Year after year, I have been recording the testimonies of people whose loved ones were killed in Srebrenica by Serb forces.

FILE PHOTO: Bosnian Serb wartime general Ratko Mladic
Ratko Mladic seen in Serbia's capital, Belgrade, in May 1993 [File: Petar Kujundzic/Reuters]

“All my children were killed.”

“Six sons, two brothers … and finally my sister was hanged.”

“My four brothers … and my father is the fifth … they never came back … I only have my mother left, nobody else …”

“I lost my brother, my two nephews … my five grandchildren, my two sons …”

“When I add it up, 24 of them were swallowed up by Srebrenica …”

Year after year, one testimony follows another. I have been recording them for over two decades.

They are the testimonies of mostly women – and some male – survivors of the Bosnian war, whose loved ones were killed in the genocide committed in the Bosnian town of Srebrenica in July 1995, by the Serb forces led by General Ratko Mladic.

The survivors are now anxiously awaiting news from The Hague, where a first-instance verdict is due to be pronounced against Mladic before the International War Crimes Tribunal.

Mladic was indicted and charged with genocide in Srebrenica and six other municipalities in Bosnia Herzegovina, in addition to ethnic cleansing; killings; inhumane actions; destruction of mosques and Catholic churches; and the siege of Sarajevo.

Those how have lost people dearest to their heart see Mladic as a symbol of the project of evil, designed and prepared so as to enable the perpetration of genocide, a symbol of the system that hid traces of crimes and consequences of genocide and continues to hide them in mass graves across Bosnia and Herzegovina.

I have spent hundreds of days and nights in the company of those who have spent years searching for the mortal remains of their loved ones. Searching for their bones, buried deep in the Bosnian soil.

I witnessed their enormous grief. I watched mothers caress the only recovered bone belonging to their sons, talking to that piece of skeleton as if it were a living man.

I was moved by their stories, both as a journalist and a human being.

They are my most important source of information, my key method of preparation.

For they speak without calculations.

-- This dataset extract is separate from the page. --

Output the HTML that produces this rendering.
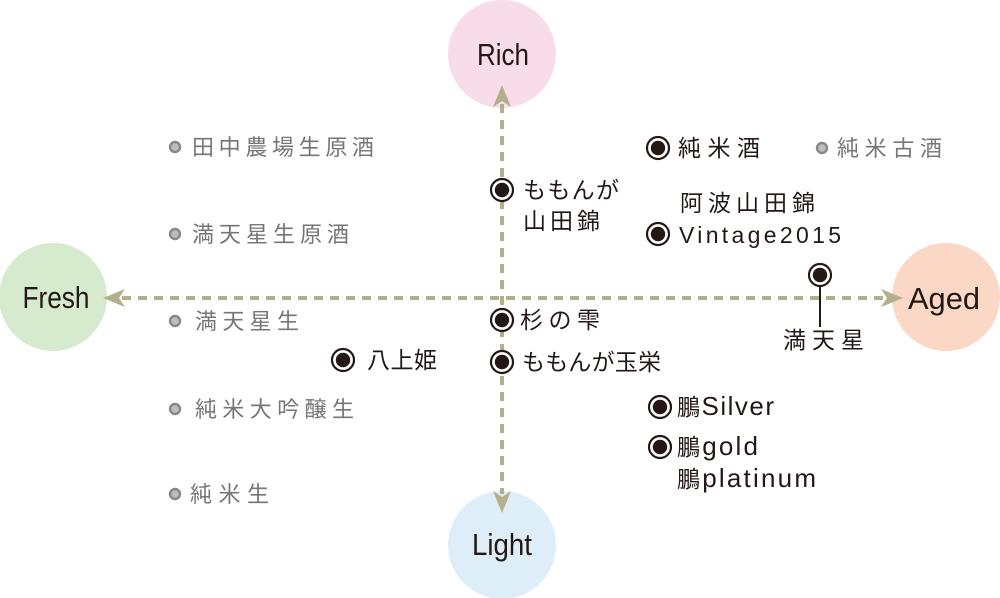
<!DOCTYPE html>
<html>
<head>
<meta charset="utf-8">
<style>
  html, body { margin: 0; padding: 0; background: #ffffff; }
  body { width: 1000px; height: 598px; overflow: hidden; }
  svg { display: block; }
  .lab { font-family: "Liberation Sans", sans-serif; fill: #231815; }
  .g { font-family: "Liberation Sans", "Noto Sans CJK JP", sans-serif; fill: #767676; font-size: 22px; }
  .b { font-family: "Liberation Sans", "Noto Sans CJK JP", sans-serif; fill: #231815; font-size: 23px; }
  .lt { font-size: 26px; }
</style>
</head>
<body>
<svg width="1000" height="598" viewBox="0 0 1000 598" xmlns="http://www.w3.org/2000/svg">
  <!-- axis circles -->
  <circle cx="502" cy="54" r="54" fill="#f9dce9"/>
  <circle cx="53" cy="297" r="54" fill="#d6ebcd"/>
  <circle cx="946" cy="297" r="54" fill="#fbd7c5"/>
  <circle cx="502" cy="545" r="54" fill="#ddeef9"/>

  <text class="lab" x="503" y="65" font-size="31" text-anchor="middle" textLength="52" lengthAdjust="spacingAndGlyphs">Rich</text>
  <text class="lab" x="56" y="308" font-size="31" text-anchor="middle" textLength="67" lengthAdjust="spacingAndGlyphs">Fresh</text>
  <text class="lab" x="944" y="309" font-size="31" text-anchor="middle" textLength="72" lengthAdjust="spacingAndGlyphs">Aged</text>
  <text class="lab" x="502" y="555" font-size="31" text-anchor="middle" textLength="60" lengthAdjust="spacingAndGlyphs">Light</text>

  <!-- dashed axes -->
  <line x1="122" y1="298" x2="884" y2="298" stroke="#b3af8b" stroke-width="4" stroke-dasharray="9 7"/>
  <line x1="502" y1="104" x2="502" y2="494" stroke="#b3af8b" stroke-width="4" stroke-dasharray="9 7"/>

  <!-- arrowheads -->
  <polygon points="502,85 511,107 502,101 493,107" fill="#b3af8b"/>
  <polygon points="502,513 493,491 502,497 511,491" fill="#b3af8b"/>
  <polygon points="103,298 125,289 119,298 125,307" fill="#b3af8b"/>
  <polygon points="903,298 881,289 887,298 881,307" fill="#b3af8b"/>

  <!-- grey dots -->
  <g fill="#bdbdbd" stroke="#888888" stroke-width="2.4">
    <circle cx="175" cy="147" r="5"/>
    <circle cx="175" cy="234" r="5"/>
    <circle cx="175" cy="321" r="5"/>
    <circle cx="175" cy="409" r="5"/>
    <circle cx="175" cy="494" r="5"/>
    <circle cx="822" cy="148" r="5"/>
  </g>

  <!-- grey labels -->
  <text class="g" x="192" y="155" textLength="182" lengthAdjust="spacing">田中農場生原酒</text>
  <text class="g" x="192" y="242" textLength="157" lengthAdjust="spacing">満天星生原酒</text>
  <text class="g" x="195" y="329" textLength="104" lengthAdjust="spacing">満天星生</text>
  <text class="g" x="195" y="417" textLength="159" lengthAdjust="spacing">純米大吟醸生</text>
  <text class="g" x="190" y="502" textLength="79" lengthAdjust="spacing">純米生</text>
  <text class="g" x="837" y="156" textLength="105" lengthAdjust="spacing">純米古酒</text>

  <!-- 満天星 leader line -->
  <line x1="820" y1="284" x2="820" y2="327" stroke="#231815" stroke-width="2"/>

  <!-- black markers -->
  <g>
    <g transform="translate(502,190)"><circle r="11" fill="#fff" stroke="#231815" stroke-width="2.2"/><circle r="7.2" fill="#231815"/></g>
    <g transform="translate(502,320)"><circle r="11" fill="#fff" stroke="#231815" stroke-width="2.2"/><circle r="7.2" fill="#231815"/></g>
    <g transform="translate(502,362)"><circle r="11" fill="#fff" stroke="#231815" stroke-width="2.2"/><circle r="7.2" fill="#231815"/></g>
    <g transform="translate(343,360)"><circle r="11" fill="#fff" stroke="#231815" stroke-width="2.2"/><circle r="7.2" fill="#231815"/></g>
    <g transform="translate(658,148)"><circle r="11" fill="#fff" stroke="#231815" stroke-width="2.2"/><circle r="7.2" fill="#231815"/></g>
    <g transform="translate(658,234)"><circle r="11" fill="#fff" stroke="#231815" stroke-width="2.2"/><circle r="7.2" fill="#231815"/></g>
    <g transform="translate(820,275)"><circle r="11" fill="#fff" stroke="#231815" stroke-width="2.2"/><circle r="7.2" fill="#231815"/></g>
    <g transform="translate(660,407)"><circle r="11" fill="#fff" stroke="#231815" stroke-width="2.2"/><circle r="7.2" fill="#231815"/></g>
    <g transform="translate(660,447)"><circle r="11" fill="#fff" stroke="#231815" stroke-width="2.2"/><circle r="7.2" fill="#231815"/></g>
  </g>

  <!-- black labels -->
  <text class="b" x="523" y="198" textLength="96" lengthAdjust="spacing">ももんが</text>
  <text class="b" x="523" y="229" textLength="77" lengthAdjust="spacing">山田錦</text>
  <text class="b" x="520" y="328" textLength="80" lengthAdjust="spacing">杉の雫</text>
  <text class="b" x="522" y="370" textLength="139" lengthAdjust="spacing">ももんが玉栄</text>
  <text class="b" x="367" y="368" textLength="70" lengthAdjust="spacing">八上姫</text>
  <text class="b" x="678" y="156" textLength="82" lengthAdjust="spacing">純米酒</text>
  <text class="b" x="680" y="211" textLength="135" lengthAdjust="spacing">阿波山田錦</text>
  <text class="b" x="679" y="243" font-size="27" textLength="162" lengthAdjust="spacing">Vintage2015</text>
  <text class="b" x="783" y="348" textLength="81" lengthAdjust="spacing">満天星</text>
  <text class="b" x="677" y="415" textLength="97" lengthAdjust="spacing">鵬<tspan class="lt">Silver</tspan></text>
  <text class="b" x="677" y="455" textLength="81" lengthAdjust="spacing">鵬<tspan class="lt">gold</tspan></text>
  <text class="b" x="677" y="487" textLength="139" lengthAdjust="spacing">鵬<tspan class="lt">platinum</tspan></text>
</svg>
</body>
</html>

They speak the truth.

And on the day of the pronouncement of the verdict against Mladic, their words will be the loudest.

Giving them a chance to speak means practising journalism in the only right way: “Giving a voice to the voiceless!”

In conclusion, there is no balance and neutrality in reporting on crimes. There is no even distribution of media time between criminals and victims.

Criminals and their representatives must not be given an opportunity to promote crimes under the guise of objectivity, which is not the same as neutrality.

Ed Vulliamy, a British-Irish reporter who covered the war in Bosnia and Herzegovina and has been credited with discovering Serb concentration camps in northwestern Bosnia, wrote in his book on the war in Bosnia: “I believe that there are moments in history when neutrality is not neutral, but becomes complicit in the crime. I’m not neutral between the camp guards and the prisoners, between the raped women and the beasts who raped them.”

These words should be reiterated. They are important.